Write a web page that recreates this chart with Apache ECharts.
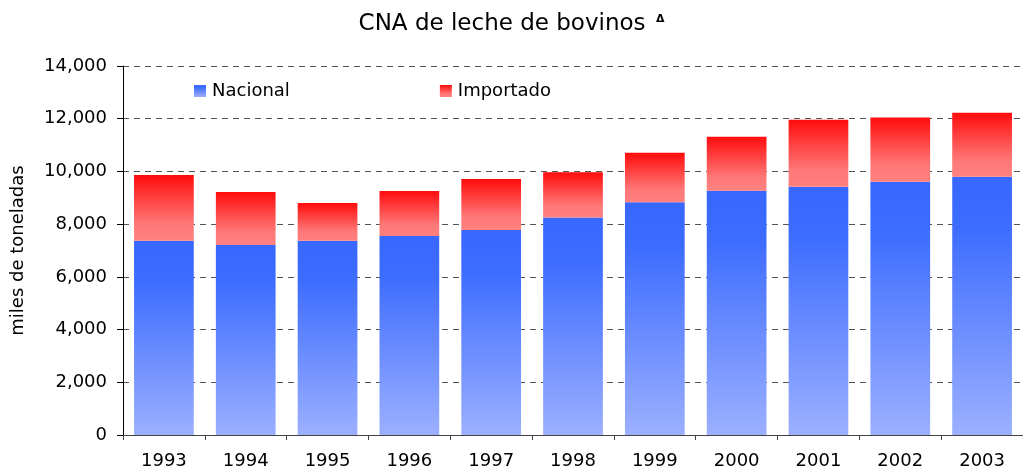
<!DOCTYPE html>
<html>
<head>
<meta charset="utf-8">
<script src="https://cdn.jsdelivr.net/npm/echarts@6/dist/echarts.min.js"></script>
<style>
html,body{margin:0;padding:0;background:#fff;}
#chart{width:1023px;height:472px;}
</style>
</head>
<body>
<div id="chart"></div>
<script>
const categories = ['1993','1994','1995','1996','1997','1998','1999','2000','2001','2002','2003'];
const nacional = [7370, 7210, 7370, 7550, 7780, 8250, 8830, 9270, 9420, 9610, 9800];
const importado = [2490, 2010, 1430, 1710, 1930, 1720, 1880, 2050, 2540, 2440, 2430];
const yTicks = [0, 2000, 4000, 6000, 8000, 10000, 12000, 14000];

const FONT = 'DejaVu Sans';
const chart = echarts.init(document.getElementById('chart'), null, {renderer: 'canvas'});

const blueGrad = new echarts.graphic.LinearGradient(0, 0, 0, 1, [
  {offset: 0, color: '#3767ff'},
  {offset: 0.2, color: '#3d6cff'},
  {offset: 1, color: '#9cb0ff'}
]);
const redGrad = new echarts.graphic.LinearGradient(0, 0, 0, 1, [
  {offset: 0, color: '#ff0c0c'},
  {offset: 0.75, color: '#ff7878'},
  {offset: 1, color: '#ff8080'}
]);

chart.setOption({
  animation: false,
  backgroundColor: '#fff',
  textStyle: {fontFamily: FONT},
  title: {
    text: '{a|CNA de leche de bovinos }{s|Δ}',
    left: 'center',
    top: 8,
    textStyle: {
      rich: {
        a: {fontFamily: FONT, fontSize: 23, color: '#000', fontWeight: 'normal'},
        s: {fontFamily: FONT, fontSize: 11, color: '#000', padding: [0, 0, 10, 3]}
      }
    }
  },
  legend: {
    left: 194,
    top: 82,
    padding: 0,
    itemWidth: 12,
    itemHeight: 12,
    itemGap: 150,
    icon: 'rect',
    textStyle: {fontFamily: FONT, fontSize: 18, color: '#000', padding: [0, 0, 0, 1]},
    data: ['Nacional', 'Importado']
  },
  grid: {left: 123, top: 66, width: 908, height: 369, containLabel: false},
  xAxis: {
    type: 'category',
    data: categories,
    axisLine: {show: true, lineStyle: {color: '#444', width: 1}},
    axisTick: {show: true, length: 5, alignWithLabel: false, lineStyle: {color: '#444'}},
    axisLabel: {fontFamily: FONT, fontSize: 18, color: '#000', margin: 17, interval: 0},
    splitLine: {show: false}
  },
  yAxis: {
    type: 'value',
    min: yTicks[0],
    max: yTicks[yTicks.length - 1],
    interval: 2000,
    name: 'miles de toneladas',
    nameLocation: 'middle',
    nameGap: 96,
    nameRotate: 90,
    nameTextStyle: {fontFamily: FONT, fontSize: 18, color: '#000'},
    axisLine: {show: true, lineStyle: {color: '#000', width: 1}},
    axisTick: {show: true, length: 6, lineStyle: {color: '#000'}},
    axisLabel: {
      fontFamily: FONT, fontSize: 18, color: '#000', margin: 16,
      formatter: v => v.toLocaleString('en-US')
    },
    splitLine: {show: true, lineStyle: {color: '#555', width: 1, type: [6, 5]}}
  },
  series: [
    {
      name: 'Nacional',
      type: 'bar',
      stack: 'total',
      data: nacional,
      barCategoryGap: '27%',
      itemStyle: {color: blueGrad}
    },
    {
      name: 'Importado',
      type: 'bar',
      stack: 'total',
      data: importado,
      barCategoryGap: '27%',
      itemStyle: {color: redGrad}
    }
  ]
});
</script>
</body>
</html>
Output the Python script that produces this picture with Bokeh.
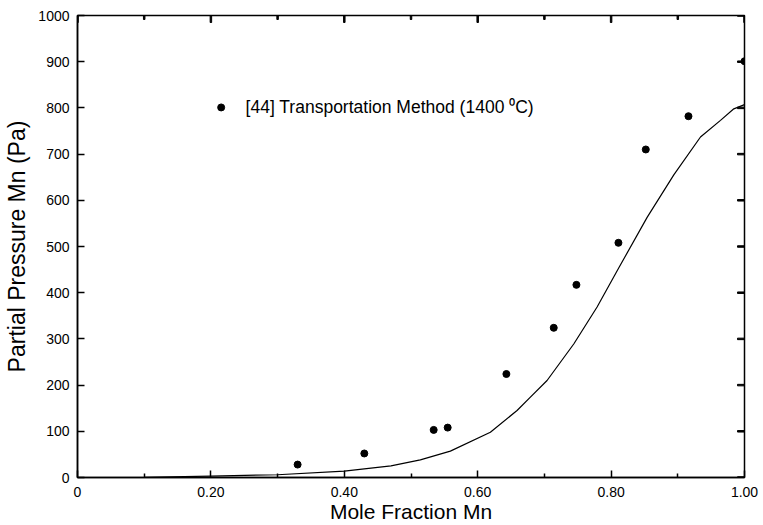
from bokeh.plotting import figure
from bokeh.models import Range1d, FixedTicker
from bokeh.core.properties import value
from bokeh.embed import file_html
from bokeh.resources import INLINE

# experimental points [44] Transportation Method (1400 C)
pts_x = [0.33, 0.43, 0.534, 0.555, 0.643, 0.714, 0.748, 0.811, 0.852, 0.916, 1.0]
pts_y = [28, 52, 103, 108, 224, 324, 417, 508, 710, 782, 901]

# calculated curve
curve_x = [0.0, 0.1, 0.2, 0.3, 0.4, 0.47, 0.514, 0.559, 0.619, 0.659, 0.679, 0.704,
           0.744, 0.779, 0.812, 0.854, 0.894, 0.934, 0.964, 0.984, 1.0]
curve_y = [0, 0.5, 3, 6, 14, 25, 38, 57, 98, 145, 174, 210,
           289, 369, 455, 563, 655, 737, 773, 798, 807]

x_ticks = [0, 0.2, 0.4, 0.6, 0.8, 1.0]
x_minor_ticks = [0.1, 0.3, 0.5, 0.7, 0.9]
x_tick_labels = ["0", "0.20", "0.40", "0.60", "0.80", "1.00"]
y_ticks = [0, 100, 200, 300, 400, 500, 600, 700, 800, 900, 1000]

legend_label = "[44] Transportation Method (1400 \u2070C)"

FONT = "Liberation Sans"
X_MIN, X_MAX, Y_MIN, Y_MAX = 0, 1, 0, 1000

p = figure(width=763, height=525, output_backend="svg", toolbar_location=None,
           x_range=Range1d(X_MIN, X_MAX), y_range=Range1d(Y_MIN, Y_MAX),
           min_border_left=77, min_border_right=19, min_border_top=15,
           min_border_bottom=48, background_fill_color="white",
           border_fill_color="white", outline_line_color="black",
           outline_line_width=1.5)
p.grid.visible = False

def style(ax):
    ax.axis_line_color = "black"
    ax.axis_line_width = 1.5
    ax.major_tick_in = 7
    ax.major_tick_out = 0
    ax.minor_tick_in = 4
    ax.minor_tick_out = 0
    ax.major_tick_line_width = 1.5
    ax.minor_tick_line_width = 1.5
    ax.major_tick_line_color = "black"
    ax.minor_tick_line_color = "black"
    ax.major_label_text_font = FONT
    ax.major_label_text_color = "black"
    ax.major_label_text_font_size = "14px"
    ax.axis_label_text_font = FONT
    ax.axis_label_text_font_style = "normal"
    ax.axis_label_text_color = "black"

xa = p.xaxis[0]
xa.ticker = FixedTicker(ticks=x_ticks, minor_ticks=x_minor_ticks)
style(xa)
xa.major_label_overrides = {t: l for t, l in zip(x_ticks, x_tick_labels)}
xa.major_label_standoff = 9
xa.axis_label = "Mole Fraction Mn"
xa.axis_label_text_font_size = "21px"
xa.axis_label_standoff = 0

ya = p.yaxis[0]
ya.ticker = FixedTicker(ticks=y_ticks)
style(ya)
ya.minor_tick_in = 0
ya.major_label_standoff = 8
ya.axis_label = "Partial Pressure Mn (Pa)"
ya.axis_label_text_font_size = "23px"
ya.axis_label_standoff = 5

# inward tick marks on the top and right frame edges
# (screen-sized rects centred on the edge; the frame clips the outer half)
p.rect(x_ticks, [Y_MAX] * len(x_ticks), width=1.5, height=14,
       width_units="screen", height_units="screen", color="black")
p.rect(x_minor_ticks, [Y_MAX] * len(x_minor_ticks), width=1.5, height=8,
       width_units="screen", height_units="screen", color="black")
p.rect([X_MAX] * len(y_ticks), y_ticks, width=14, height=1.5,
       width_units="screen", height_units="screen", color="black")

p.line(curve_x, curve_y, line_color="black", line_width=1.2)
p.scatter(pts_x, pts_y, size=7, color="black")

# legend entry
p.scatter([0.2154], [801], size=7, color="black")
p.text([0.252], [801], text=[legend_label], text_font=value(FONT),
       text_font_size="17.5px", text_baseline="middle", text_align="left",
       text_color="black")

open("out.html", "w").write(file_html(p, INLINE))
• • • • •
Copy the listing in full and without alteration, omitting every picture.

Write a web page that recreates this chart with Apache ECharts.
<!DOCTYPE html>
<html>
<head>
<meta charset="utf-8">
<script src="https://cdn.jsdelivr.net/npm/echarts@6/dist/echarts.min.js"></script>
<style>
html,body{margin:0;padding:0;background:#fff;}
#chart{width:1023px;height:472px;}
</style>
</head>
<body>
<div id="chart"></div>
<script>
const categories = ['1993','1994','1995','1996','1997','1998','1999','2000','2001','2002','2003'];
const nacional = [7370, 7210, 7370, 7550, 7780, 8250, 8830, 9270, 9420, 9610, 9800];
const importado = [2490, 2010, 1430, 1710, 1930, 1720, 1880, 2050, 2540, 2440, 2430];
const yTicks = [0, 2000, 4000, 6000, 8000, 10000, 12000, 14000];

const FONT = 'DejaVu Sans';
const chart = echarts.init(document.getElementById('chart'), null, {renderer: 'canvas'});

const blueGrad = new echarts.graphic.LinearGradient(0, 0, 0, 1, [
  {offset: 0, color: '#3767ff'},
  {offset: 0.2, color: '#3d6cff'},
  {offset: 1, color: '#9cb0ff'}
]);
const redGrad = new echarts.graphic.LinearGradient(0, 0, 0, 1, [
  {offset: 0, color: '#ff0c0c'},
  {offset: 0.75, color: '#ff7878'},
  {offset: 1, color: '#ff8080'}
]);

chart.setOption({
  animation: false,
  backgroundColor: '#fff',
  textStyle: {fontFamily: FONT},
  title: {
    text: '{a|CNA de leche de bovinos }{s|Δ}',
    left: 'center',
    top: 8,
    textStyle: {
      rich: {
        a: {fontFamily: FONT, fontSize: 23, color: '#000', fontWeight: 'normal'},
        s: {fontFamily: FONT, fontSize: 11, color: '#000', padding: [0, 0, 10, 3]}
      }
    }
  },
  legend: {
    left: 194,
    top: 82,
    padding: 0,
    itemWidth: 12,
    itemHeight: 12,
    itemGap: 150,
    icon: 'rect',
    textStyle: {fontFamily: FONT, fontSize: 18, color: '#000', padding: [0, 0, 0, 1]},
    data: ['Nacional', 'Importado']
  },
  grid: {left: 123, top: 66, width: 908, height: 369, containLabel: false},
  xAxis: {
    type: 'category',
    data: categories,
    axisLine: {show: true, lineStyle: {color: '#444', width: 1}},
    axisTick: {show: true, length: 5, alignWithLabel: false, lineStyle: {color: '#444'}},
    axisLabel: {fontFamily: FONT, fontSize: 18, color: '#000', margin: 17, interval: 0},
    splitLine: {show: false}
  },
  yAxis: {
    type: 'value',
    min: yTicks[0],
    max: yTicks[yTicks.length - 1],
    interval: 2000,
    name: 'miles de toneladas',
    nameLocation: 'middle',
    nameGap: 96,
    nameRotate: 90,
    nameTextStyle: {fontFamily: FONT, fontSize: 18, color: '#000'},
    axisLine: {show: true, lineStyle: {color: '#000', width: 1}},
    axisTick: {show: true, length: 6, lineStyle: {color: '#000'}},
    axisLabel: {
      fontFamily: FONT, fontSize: 18, color: '#000', margin: 16,
      formatter: v => v.toLocaleString('en-US')
    },
    splitLine: {show: true, lineStyle: {color: '#555', width: 1, type: [6, 5]}}
  },
  series: [
    {
      name: 'Nacional',
      type: 'bar',
      stack: 'total',
      data: nacional,
      barCategoryGap: '27%',
      itemStyle: {color: blueGrad}
    },
    {
      name: 'Importado',
      type: 'bar',
      stack: 'total',
      data: importado,
      barCategoryGap: '27%',
      itemStyle: {color: redGrad}
    }
  ]
});
</script>
</body>
</html>
Output the Python script that produces this picture with Bokeh.
from bokeh.plotting import figure
from bokeh.models import Range1d, FixedTicker
from bokeh.core.properties import value
from bokeh.embed import file_html
from bokeh.resources import INLINE

# experimental points [44] Transportation Method (1400 C)
pts_x = [0.33, 0.43, 0.534, 0.555, 0.643, 0.714, 0.748, 0.811, 0.852, 0.916, 1.0]
pts_y = [28, 52, 103, 108, 224, 324, 417, 508, 710, 782, 901]

# calculated curve
curve_x = [0.0, 0.1, 0.2, 0.3, 0.4, 0.47, 0.514, 0.559, 0.619, 0.659, 0.679, 0.704,
           0.744, 0.779, 0.812, 0.854, 0.894, 0.934, 0.964, 0.984, 1.0]
curve_y = [0, 0.5, 3, 6, 14, 25, 38, 57, 98, 145, 174, 210,
           289, 369, 455, 563, 655, 737, 773, 798, 807]

x_ticks = [0, 0.2, 0.4, 0.6, 0.8, 1.0]
x_minor_ticks = [0.1, 0.3, 0.5, 0.7, 0.9]
x_tick_labels = ["0", "0.20", "0.40", "0.60", "0.80", "1.00"]
y_ticks = [0, 100, 200, 300, 400, 500, 600, 700, 800, 900, 1000]

legend_label = "[44] Transportation Method (1400 \u2070C)"

FONT = "Liberation Sans"
X_MIN, X_MAX, Y_MIN, Y_MAX = 0, 1, 0, 1000

p = figure(width=763, height=525, output_backend="svg", toolbar_location=None,
           x_range=Range1d(X_MIN, X_MAX), y_range=Range1d(Y_MIN, Y_MAX),
           min_border_left=77, min_border_right=19, min_border_top=15,
           min_border_bottom=48, background_fill_color="white",
           border_fill_color="white", outline_line_color="black",
           outline_line_width=1.5)
p.grid.visible = False

def style(ax):
    ax.axis_line_color = "black"
    ax.axis_line_width = 1.5
    ax.major_tick_in = 7
    ax.major_tick_out = 0
    ax.minor_tick_in = 4
    ax.minor_tick_out = 0
    ax.major_tick_line_width = 1.5
    ax.minor_tick_line_width = 1.5
    ax.major_tick_line_color = "black"
    ax.minor_tick_line_color = "black"
    ax.major_label_text_font = FONT
    ax.major_label_text_color = "black"
    ax.major_label_text_font_size = "14px"
    ax.axis_label_text_font = FONT
    ax.axis_label_text_font_style = "normal"
    ax.axis_label_text_color = "black"

xa = p.xaxis[0]
xa.ticker = FixedTicker(ticks=x_ticks, minor_ticks=x_minor_ticks)
style(xa)
xa.major_label_overrides = {t: l for t, l in zip(x_ticks, x_tick_labels)}
xa.major_label_standoff = 9
xa.axis_label = "Mole Fraction Mn"
xa.axis_label_text_font_size = "21px"
xa.axis_label_standoff = 0

ya = p.yaxis[0]
ya.ticker = FixedTicker(ticks=y_ticks)
style(ya)
ya.minor_tick_in = 0
ya.major_label_standoff = 8
ya.axis_label = "Partial Pressure Mn (Pa)"
ya.axis_label_text_font_size = "23px"
ya.axis_label_standoff = 5

# inward tick marks on the top and right frame edges
# (screen-sized rects centred on the edge; the frame clips the outer half)
p.rect(x_ticks, [Y_MAX] * len(x_ticks), width=1.5, height=14,
       width_units="screen", height_units="screen", color="black")
p.rect(x_minor_ticks, [Y_MAX] * len(x_minor_ticks), width=1.5, height=8,
       width_units="screen", height_units="screen", color="black")
p.rect([X_MAX] * len(y_ticks), y_ticks, width=14, height=1.5,
       width_units="screen", height_units="screen", color="black")

p.line(curve_x, curve_y, line_color="black", line_width=1.2)
p.scatter(pts_x, pts_y, size=7, color="black")

# legend entry
p.scatter([0.2154], [801], size=7, color="black")
p.text([0.252], [801], text=[legend_label], text_font=value(FONT),
       text_font_size="17.5px", text_baseline="middle", text_align="left",
       text_color="black")

open("out.html", "w").write(file_html(p, INLINE))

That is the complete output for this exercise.